How many lines in the listing below include the word "seaborn"? Answer with the number and nothing else.
________
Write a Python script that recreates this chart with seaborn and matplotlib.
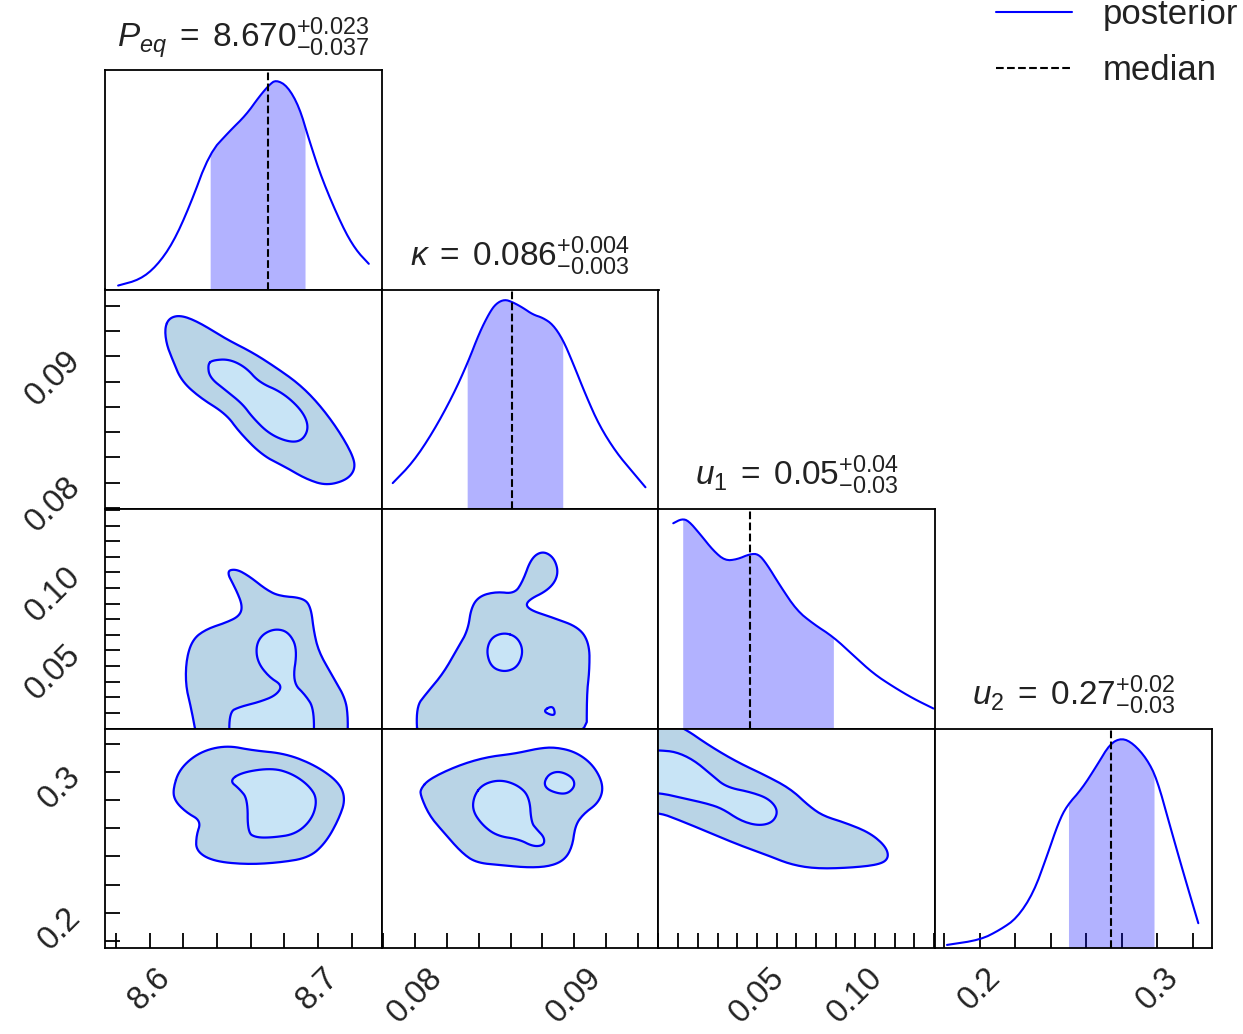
import numpy as np
import matplotlib
matplotlib.use("Agg")
import matplotlib.pyplot as plt
import seaborn as sns
from matplotlib.ticker import MultipleLocator
from matplotlib.lines import Line2D

# ---------------- data ----------------
titles = [r"$P_{eq}\;=\;8.670^{+0.023}_{-0.037}$",
          r"$\kappa\;=\;0.086^{+0.004}_{-0.003}$",
          r"$u_1\;=\;0.05^{+0.04}_{-0.03}$",
          r"$u_2\;=\;0.27^{+0.02}_{-0.03}$"]
limits = [(8.5734, 8.7379), (0.0779, 0.0953), (0.0, 0.1407), (0.1751, 0.3307)]
major_ticks = [[8.6, 8.7], [0.08, 0.09], [0.05, 0.10], [0.2, 0.3]]
major_labels = [["8.6", "8.7"], ["0.08", "0.09"], ["0.05", "0.10"], ["0.2", "0.3"]]
minor_step = [0.02, 0.002, 0.01, 0.02]

# quantiles (16%, 50%, 84%)
quant_peq = [8.6359, 8.6704, 8.6923]
quant_kap = [0.08327, 0.08610, 0.08928]
quant_u1 = [0.0123, 0.0465, 0.0889]
quant_u2 = [0.2500, 0.2738, 0.2981]

# 1D marginal posteriors (relative density)
peq_x = [8.5812, 8.5941, 8.6040, 8.6138, 8.6237, 8.6355, 8.6473, 8.6572, 8.6651, 8.6710,
         8.6750, 8.6818, 8.6888, 8.6947, 8.7025, 8.7144, 8.7223, 8.7302]
peq_d = [0.018, 0.045, 0.106, 0.212, 0.379, 0.621, 0.720, 0.795, 0.879, 0.932,
         0.955, 0.927, 0.833, 0.682, 0.500, 0.288, 0.182, 0.117]
kap_x = [0.07859, 0.07985, 0.08111, 0.08236, 0.08331, 0.08404, 0.08467, 0.08509, 0.08562,
         0.08614, 0.08677, 0.08740, 0.08803, 0.08865, 0.08928, 0.08991, 0.09075, 0.09159,
         0.09264, 0.09369, 0.09448]
kap_d = [0.118, 0.212, 0.349, 0.515, 0.667, 0.803, 0.894, 0.936, 0.955,
         0.942, 0.917, 0.886, 0.871, 0.841, 0.773, 0.667, 0.515, 0.379,
         0.258, 0.167, 0.099]
u1_x = [0.0075, 0.0118, 0.0152, 0.0211, 0.0279, 0.0338, 0.0398, 0.0465, 0.0508, 0.0550,
        0.0618, 0.0703, 0.0787, 0.0889, 0.0991, 0.1093, 0.1194, 0.1296, 0.1398]
u1_d = [0.935, 0.955, 0.947, 0.886, 0.810, 0.765, 0.770, 0.795, 0.795, 0.750,
        0.651, 0.538, 0.477, 0.417, 0.333, 0.250, 0.190, 0.136, 0.091]
u2_x = [0.1817, 0.2004, 0.2116, 0.2210, 0.2303, 0.2379, 0.2444, 0.2491, 0.2575, 0.2660,
        0.2734, 0.2800, 0.2865, 0.2940, 0.2997, 0.3071, 0.3146, 0.3230]
u2_d = [0.014, 0.037, 0.083, 0.136, 0.251, 0.419, 0.572, 0.648, 0.725, 0.832,
        0.931, 0.957, 0.931, 0.862, 0.771, 0.556, 0.343, 0.113]

# 2D credible-region outlines (outer = 2 sigma, inner = 1 sigma), data units
peq_kap_outer = [(8.6089, 0.09228), (8.6118, 0.09307), (8.6188, 0.09326), (8.6296, 0.09268),
                 (8.6454, 0.09137), (8.6611, 0.09031), (8.6750, 0.08912), (8.6888, 0.08781),
                 (8.7006, 0.08622), (8.7124, 0.08411), (8.7213, 0.08200), (8.7219, 0.08095),
                 (8.7164, 0.08016), (8.7046, 0.07976), (8.6927, 0.08029), (8.6809, 0.08121),
                 (8.6670, 0.08214), (8.6533, 0.08398), (8.6454, 0.08543), (8.6296, 0.08675),
                 (8.6188, 0.08807), (8.6138, 0.08965), (8.6099, 0.09097)]
peq_kap_inner = [(8.6345, 0.08939), (8.6375, 0.08970), (8.6473, 0.08978), (8.6572, 0.08912),
                 (8.6651, 0.08793), (8.6789, 0.08714), (8.6907, 0.08569), (8.6947, 0.08437),
                 (8.6907, 0.08332), (8.6828, 0.08319), (8.6710, 0.08385), (8.6611, 0.08516),
                 (8.6552, 0.08622), (8.6454, 0.08728), (8.6355, 0.08833)]
peq_u1_outer = [(8.6286, -0.01), (8.6247, 0.0127), (8.6213, 0.0276), (8.6217, 0.0446),
                (8.6256, 0.0573), (8.6336, 0.0637), (8.6454, 0.0679), (8.6533, 0.0721),
                (8.6552, 0.0785), (8.6513, 0.0891), (8.6454, 0.1008), (8.6513, 0.1023),
                (8.6592, 0.0976), (8.6691, 0.0891), (8.6769, 0.0849), (8.6907, 0.0838),
                (8.6957, 0.0785), (8.6976, 0.0616), (8.7006, 0.0488), (8.7085, 0.0339),
                (8.7164, 0.0191), (8.7179, 0.0064), (8.7174, -0.01)]
peq_u1_inner = [(8.6473, -0.01), (8.6473, 0.0106), (8.6533, 0.0138), (8.6651, 0.0170),
                (8.6750, 0.0212), (8.6789, 0.0276), (8.6710, 0.0329), (8.6641, 0.0425),
                (8.6631, 0.0530), (8.6670, 0.0605), (8.6750, 0.0641), (8.6828, 0.0616),
                (8.6878, 0.0509), (8.6848, 0.0297), (8.6927, 0.0212), (8.6976, 0.0127),
                (8.6976, -0.01)]
peq_u2_outer = [(8.6138, 0.2879), (8.6178, 0.3022), (8.6296, 0.3141), (8.6454, 0.3188),
                (8.6611, 0.3152), (8.6809, 0.3129), (8.6986, 0.3045), (8.7124, 0.2927),
                (8.7164, 0.2807), (8.7124, 0.2665), (8.7046, 0.2498), (8.6947, 0.2391),
                (8.6769, 0.2356), (8.6572, 0.2343), (8.6375, 0.2367), (8.6276, 0.2438),
                (8.6276, 0.2545), (8.6306, 0.2652), (8.6217, 0.2712), (8.6148, 0.2795)]
peq_u2_inner = [(8.6473, 0.2938), (8.6552, 0.2998), (8.6730, 0.3027), (8.6848, 0.2986),
                (8.6947, 0.2902), (8.6996, 0.2807), (8.6966, 0.2665), (8.6868, 0.2558),
                (8.6730, 0.2534), (8.6631, 0.2534), (8.6582, 0.2570), (8.6582, 0.2807),
                (8.6533, 0.2879)]
kap_u1_outer = [(0.08016, -0.01), (0.08006, 0.0138), (0.08069, 0.0223), (0.08174, 0.0350),
                (0.08258, 0.0498), (0.08331, 0.0626), (0.08352, 0.0775), (0.08404, 0.0849),
                (0.08509, 0.0877), (0.08625, 0.0864), (0.08677, 0.0944), (0.08730, 0.1093),
                (0.08803, 0.1139), (0.08876, 0.1093), (0.08903, 0.0987), (0.08845, 0.0891),
                (0.08698, 0.0817), (0.08708, 0.0764), (0.08865, 0.0711), (0.09033, 0.0647),
                (0.09096, 0.0541), (0.09096, 0.0371), (0.09079, 0.0223), (0.09079, -0.01)]
kap_u1_inner = [(0.08562, 0.0616), (0.08645, 0.0584), (0.08681, 0.0495), (0.08645, 0.0393),
                (0.08562, 0.0361), (0.08478, 0.0393), (0.08447, 0.0495), (0.08478, 0.0584)]
kap_u1_speck = [(0.08803, 0.0113), (0.08865, 0.0148), (0.08882, 0.0091), (0.08855, 0.0085)]
kap_u2_outer = [(0.08034, 0.2879), (0.08090, 0.2950), (0.08270, 0.3045), (0.08449, 0.3105),
                (0.08629, 0.3129), (0.08764, 0.3164), (0.08876, 0.3176), (0.09011, 0.3141),
                (0.09123, 0.3045), (0.09186, 0.2902), (0.09157, 0.2784), (0.09056, 0.2700),
                (0.09006, 0.2617), (0.08989, 0.2474), (0.08943, 0.2379), (0.08853, 0.2331),
                (0.08719, 0.2320), (0.08539, 0.2338), (0.08382, 0.2356), (0.08292, 0.2427),
                (0.08180, 0.2570), (0.08090, 0.2688), (0.08034, 0.2831)]
kap_u2_inner = [(0.08370, 0.2831), (0.08427, 0.2914), (0.08539, 0.2945), (0.08652, 0.2902),
                (0.08719, 0.2820), (0.08730, 0.2641), (0.08764, 0.2593), (0.08813, 0.2534),
                (0.08809, 0.2479), (0.08742, 0.2470), (0.08652, 0.2522), (0.08517, 0.2545),
                (0.08427, 0.2617), (0.08360, 0.2724)]
kap_u2_island = [(0.08809, 0.2922), (0.08842, 0.2986), (0.08910, 0.3005), (0.08989, 0.2962),
                 (0.09006, 0.2902), (0.08966, 0.2850), (0.08910, 0.2843), (0.08831, 0.2874)]
u1_u2_outer = [(-0.01, 0.345), (0.0119, 0.332), (0.0255, 0.3188), (0.0400, 0.3069),
               (0.0545, 0.2974), (0.0672, 0.2879), (0.0763, 0.2760), (0.0836, 0.2688),
               (0.0945, 0.2641), (0.1072, 0.2570), (0.1154, 0.2474), (0.1172, 0.2391),
               (0.1127, 0.2343), (0.0981, 0.2320), (0.0800, 0.2313), (0.0672, 0.2343),
               (0.0564, 0.2403), (0.0400, 0.2486), (0.0218, 0.2593), (0.0091, 0.2665),
               (0.0010, 0.2707), (-0.01, 0.2712)]
u1_u2_inner = [(-0.01, 0.3155), (0.0010, 0.3152), (0.0091, 0.3141), (0.0182, 0.3081),
               (0.0273, 0.2974), (0.0345, 0.2891), (0.0473, 0.2855), (0.0564, 0.2807),
               (0.0609, 0.2724), (0.0582, 0.2641), (0.0509, 0.2617), (0.0418, 0.2652),
               (0.0328, 0.2736), (0.0255, 0.2772), (0.0145, 0.2807), (0.0010, 0.2850),
               (-0.01, 0.2852)]

marginals = [(peq_x, peq_d, quant_peq), (kap_x, kap_d, quant_kap),
             (u1_x, u1_d, quant_u1), (u2_x, u2_d, quant_u2)]
regions = {
    (1, 0): ([peq_kap_outer], [peq_kap_inner]),
    (2, 0): ([peq_u1_outer], [peq_u1_inner]),
    (3, 0): ([peq_u2_outer], [peq_u2_inner]),
    (2, 1): ([kap_u1_outer], [kap_u1_inner, kap_u1_speck]),
    (3, 1): ([kap_u2_outer], [kap_u2_inner, kap_u2_island]),
    (3, 2): ([u1_u2_outer], [u1_u2_inner]),
}

# ---------------- style ----------------
sns.set_style("white")
TXT = "#222222"
plt.rcParams.update({
    "font.family": ["Liberation Sans", "DejaVu Sans"],
    "mathtext.fontset": "custom",
    "mathtext.rm": "Liberation Sans",
    "mathtext.it": "Liberation Sans:italic",
    "mathtext.sf": "Liberation Sans",
    "mathtext.bf": "Liberation Sans:bold",
    "text.color": TXT,
    "axes.edgecolor": "black",
    "axes.linewidth": 1.3,
    "xtick.direction": "in",
    "ytick.direction": "in",
    "xtick.color": "black",
    "ytick.color": "black",
    "xtick.labelcolor": TXT,
    "ytick.labelcolor": TXT,
})

LINE = "#0000ff"
FILL_OUT = "#b9d4e6"
FILL_IN = "#c8e4f6"


def chaikin(pts, n=3, closed=True):
    p = np.asarray(pts, float)
    for _ in range(n):
        if closed:
            q = np.roll(p, -1, axis=0)
            a = 0.75 * p + 0.25 * q
            b = 0.25 * p + 0.75 * q
            p = np.empty((2 * len(a), 2))
            p[0::2] = a
            p[1::2] = b
        else:
            a = 0.75 * p[:-1] + 0.25 * p[1:]
            b = 0.25 * p[:-1] + 0.75 * p[1:]
            mid = np.empty((2 * len(a), 2))
            mid[0::2] = a
            mid[1::2] = b
            p = np.vstack([p[:1], mid, p[-1:]])
    return p


fig = plt.figure(figsize=(12.43, 10.34), dpi=100)
axes = fig.subplots(4, 4, gridspec_kw=dict(wspace=0, hspace=0))
fig.subplots_adjust(left=105 / 1243, right=1212 / 1243, top=1 - 70 / 1034, bottom=1 - 948 / 1034)

for i in range(4):
    for j in range(4):
        ax = axes[i, j]
        if j > i:
            ax.set_axis_off()
            continue
        ax.set_xlim(*limits[j])
        if i == j:
            xs, ds, q = marginals[i]
            curve = chaikin(np.column_stack([xs, ds]), n=2, closed=False)
            sns.lineplot(x=curve[:, 0], y=curve[:, 1], ax=ax, color=LINE, lw=1.5,
                         sort=False, estimator=None)
            lo, med, hi = q
            inside = curve[(curve[:, 0] > lo) & (curve[:, 0] < hi), 0]
            fx = np.concatenate([[lo], inside, [hi]])
            fy = np.interp(fx, curve[:, 0], curve[:, 1])
            ax.fill_between(fx, 0, fy, color="#0000ff", alpha=0.3, lw=0)
            ax.axvline(med, color="black", ls="--", lw=1.5)
            ax.set_ylim(0, 1.0)
            ax.set_title(titles[i], fontsize=24, pad=17, color=TXT)
        else:
            ax.set_ylim(*limits[i])
            outers, inners = regions[(i, j)]
            outlines = []
            for poly in outers:
                sm = chaikin(poly, n=3)
                ax.fill(sm[:, 0], sm[:, 1], color=FILL_OUT, lw=0)
                outlines.append(sm)
            for poly in inners:
                sm = chaikin(poly, n=3)
                ax.fill(sm[:, 0], sm[:, 1], color=FILL_IN, lw=0)
                outlines.append(sm)
            for sm in outlines:
                closed = np.vstack([sm, sm[:1]])
                sns.lineplot(x=closed[:, 0], y=closed[:, 1], ax=ax, color=LINE, lw=1.6,
                             sort=False, estimator=None)
        ax.set_xlabel("")
        ax.set_ylabel("")

        # x axis
        ax.set_xticks(major_ticks[j], labels=major_labels[j], rotation=45, ha="center")
        ax.xaxis.set_minor_locator(MultipleLocator(minor_step[j]))
        if i == 3:
            ax.tick_params(axis="x", which="both", bottom=True, top=False, length=11,
                           width=1.3, pad=10, labelsize=23.5, labelbottom=True)
        else:
            ax.tick_params(axis="x", which="both", bottom=False, top=False, labelbottom=False)

        # y axis
        if j == 0 and i > 0:
            ax.set_yticks(major_ticks[i], labels=major_labels[i], rotation=45, ha="right",
                          va="center", rotation_mode="anchor")
            ax.yaxis.set_minor_locator(MultipleLocator(minor_step[i]))
            ax.tick_params(axis="y", which="both", left=True, right=False, length=11,
                           width=1.3, pad=21, labelsize=23.5, labelleft=True)
        else:
            ax.set_yticks([])
            ax.tick_params(axis="y", which="both", left=False, right=False, labelleft=False)
        for s in ax.spines.values():
            s.set_visible(True)
            s.set_color("black")
            s.set_linewidth(1.3)

handles = [Line2D([], [], color=LINE, lw=1.5), Line2D([], [], color="black", ls="--", lw=1.5)]
fig.legend(handles, ["posterior", "median"], loc="upper right", bbox_to_anchor=(1.021, 1.032),
           frameon=False, fontsize=25, handlelength=2.2, handletextpad=0.86, labelspacing=0.67)

fig.savefig("out.png", dpi=100)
________
**ANSWER TO THIS TASK:** 2